Pulmonary embolism (PE) is a life-threatening disease, responsible for up to 300 000 deaths annually in the US, ranking among the leading causes of cardiovascular mortality [1]. Systemic thrombolytic therapy is recommended for patients with high-risk PE [2]. Yet, thrombolysis is contraindicated or has failed in numerous patients. Surgical or percutaneous catheter-directed therapies are alternative treatment options. We present a case of massive pulmonary embolism in a patient with high-risk PE, visualized during pulmonary angiography and extracted en bloc by surgical embolectomy.
A 53-year-old woman with a history of subarachnoid hemorrhage 30 days earlier was admitted to the Intensive Cardiac Care unit with high-risk PE (Pulmonary Embolism Severity Index class IV). The patient was consulted within the local Pulmonary Embolism Response Team (PERT) – regarding progressive hemodynamical deterioration, high risk of death and the absolute contraindication to systemic thrombolysis, the patient was referred for immediate percutaneous catheter-based intervention. Since no persistent bleeding was seen on the control head computed tomography, the consulting neurosurgeon supported the proposed interventional treatment.
In the catheterization laboratory, the patient presented with tachycardia of 120 beats/min, invasively measured aortic pressure (AoP) 91/53 mm Hg (mean: 65 mm Hg) and pulmonary arterial pressure (PAP) 50/22 mm Hg (mean: 31 mm Hg). Pulmonary angiography demonstrated free-floating thrombi located in the proximal part and in all segmental branches of the right pulmonary artery, and within the inferior lobe branches on the left side (Figures 1 A, B). Percutaneous thrombectomy using the Cleaner XT Rotational Thrombectomy System was performed in the proximal part of the right pulmonary artery. Due to suboptimal results of rotational defragmentation, thrombi were additionally aspired using the Indigo System 8F Penumbra (Figure 1 C). The percutaneous procedure allowed for transient hemodynamic stabilization, as indicated by the heart rate of 90 beats/min, AoP 126/82 mm Hg (mean: 95 mm Hg) and PAP 46/19 mm Hg (mean: 28 mm Hg).

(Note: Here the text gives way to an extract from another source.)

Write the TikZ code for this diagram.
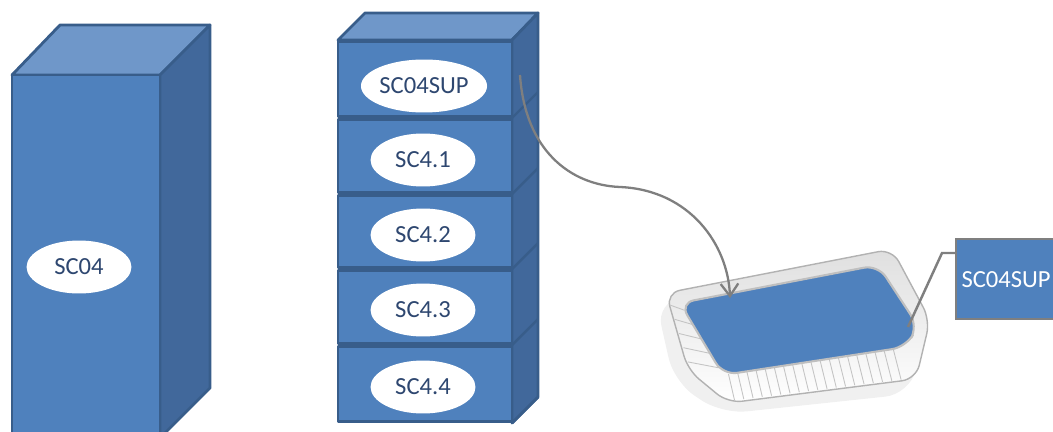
\documentclass[tikz,border=0pt]{standalone}
\usepackage{fontspec}
\setmainfont{Carlito}
\usetikzlibrary{shapes.geometric, arrows.meta, calc}

\definecolor{faceblue}{HTML}{4F81BD}
\definecolor{topblue}{HTML}{6F97C9}
\definecolor{sideblue}{HTML}{41689B}
\definecolor{edgeblue}{HTML}{385D8A}
\definecolor{tagtext}{HTML}{2E4770}
\definecolor{linegray}{HTML}{7F7F7F}
\definecolor{foil}{HTML}{C4C4C4}

\tikzstyle{face} = [fill=faceblue,
draw=edgeblue,
line width=1.6pt,
line join=round]
\tikzstyle{topface} = [face, fill=topblue]
\tikzstyle{sideface} = [face, fill=sideblue]
\tikzstyle{tag} = [ellipse,
fill=white,
minimum width=2.1cm,
minimum height=1.06cm,
inner sep=0pt,
text=tagtext,
font=\fontsize{14}{16}\selectfont]
\tikzstyle{callbox} = [rectangle,
fill=faceblue,
draw=linegray,
line width=1.4pt,
minimum height=1.6cm,
text width=2.3cm,
inner xsep=3pt,
align=left,
text=white,
font=\fontsize{14}{16}\selectfont]
\tikzstyle{arrow} = [draw=linegray, line width=1.3pt, -{Straight Barb[length=7pt,width=10pt]}]
\tikzstyle{rib} = [draw=foil, line width=0.5pt]

\begin{document}
\begin{tikzpicture}[x=0.02cm, y=-0.02cm]
\useasboundingbox (0,0) rectangle (1053,432);
\clip (0,0) rectangle (1053,432);

% single tall block
\draw[topface] (12,75) -- (60,25) -- (210,25) -- (160,75) -- cycle;
\draw[sideface] (160,75) -- (210,25) -- (210,388) -- (160,438) -- cycle;
\draw[face] (12,75) rectangle (160,438);
\node (sc) [tag] at (79,267) {SC04};

% block split in five slices
\draw[topface] (338,40) -- (365,13) -- (538,13) -- (512,40) -- cycle;
\draw[sideface] (512,40) -- (538,13) -- (538,397) -- (512,423) -- cycle;
\foreach \ya/\yb in {40/118, 118/194, 194/269, 269/345, 345/423}
{
  \draw[face] (338,\ya+1.5) rectangle (512,\yb-1.5);
  \draw[edgeblue, line width=1.4pt] (512,\yb) -- (538,\yb-26);
}
\node (sup) [tag] at (424,86) {SC04SUP};
\node (s1) [tag] at (423,160) {SC4.1};
\node (s2) [tag] at (423,235) {SC4.2};
\node (s3) [tag] at (423,310) {SC4.3};
\node (s4) [tag] at (423,387) {SC4.4};

% foil tray
\fill[gray!12, rounded corners=14] (656,302) -- (880,262) -- (926,330) -- (910,394) -- (722,414) -- (674,382) -- cycle;
\draw[draw=gray!60, line width=0.8pt, top color=gray!25, bottom color=white, rounded corners=8]
  (666,293) -- (892,249) -- (930,320) -- (916,379) -- (728,403) -- (688,370) -- cycle;
\foreach \t in {0.03,0.08,...,0.98}
  \draw[rib] ($(723,375)!\t!(906,347)$) -- ($(729,401)!\t!(914,378)$);
\foreach \t in {0.1,0.3,...,0.9}
  \draw[rib] ($(680,303)!\t!(723,375)$) -- ($(668,298)!\t!(690,369)$);
\draw[draw=gray!50, line width=1.2pt, fill=faceblue, rounded corners=8]
  (680,303) -- (878,265) -- (918,326) -- (906,347) -- (723,375) -- cycle;
\coordinate (dish) at (730,298);

% link from top slice into the tray
\coordinate (src) at (520,75);
\draw[arrow] (src) .. controls (525,150) and (570,185) .. (620,187)
  .. controls (690,190) and (728,245) .. (dish);

% label box with pointer
\node (lbl) [callbox, anchor=north west] at (955,238) {SC04SUP};
\coordinate (knee) at (942,253);
\coordinate (tip) at (908,327);
\draw[linegray, line width=1.4pt] (knee -| lbl.west) -- (knee) -- (tip);

\end{tikzpicture}
\end{document}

However, the clinical result was insufficient, since the patient still required substantial inotropic support. One day later, surgical embolectomy was performed, enabling extraction of fresh thrombus and well-organized thrombotic lesions from both right and left pulmonary arteries (Figure 1 D), resulting in a further decrease in PAP to 25/13 mm Hg (mean: 17 mm Hg). The thrombi extracted from the right pulmonary artery were fragmented due to the preceding mechanical thrombectomy, whereas the thrombi from the left pulmonary artery were removed en bloc.
Figure 1
A, B – Selective pulmonary angiogram revealing free-floating thrombi masses (red arrows) located in the proximal part and in all segmental branches of the right pulmonary artery (A) and within the inferior lobe branches of the left pulmonary artery (B). C – Subsequent phases of percutaneous mechanical thrombectomy with the Cleaner XT catheter followed by aspiration of the thrombi from the right pulmonary artery with the Indigo System 8F Penumbra (red arrow). D – Surgical specimen extracted during surgical embolectomy, demonstrating fragmentated thrombi from the right pulmonary artery and en bloc thrombi from the left pulmonary artery
The follow-up echocardiography performed a week later demonstrated normal left ventricle function and no right ventricle overload. Following the in-hospital rehabilitation, the patient presented with only mild cognitive dysfunction and was mobile, if assisted.
Surgical embolectomy is the preferred form of treatment in patients with PE and contraindications to systemic thrombolysis due to the possibility of en bloc removal of the thrombi and favorable results in the recent trials [2]. However, patients with extensive proximal thrombi may require combined percutaneous and surgical treatment [3]. In our patient, the organized and fibrotic thrombi removed en bloc might suggest that the acute PE was overlapping with the pre-existing chronic thromboembolic lesions. Well-organized, real-time communication within the local PERT is crucial to enhance decision-making and facilitate immediate treatment [4].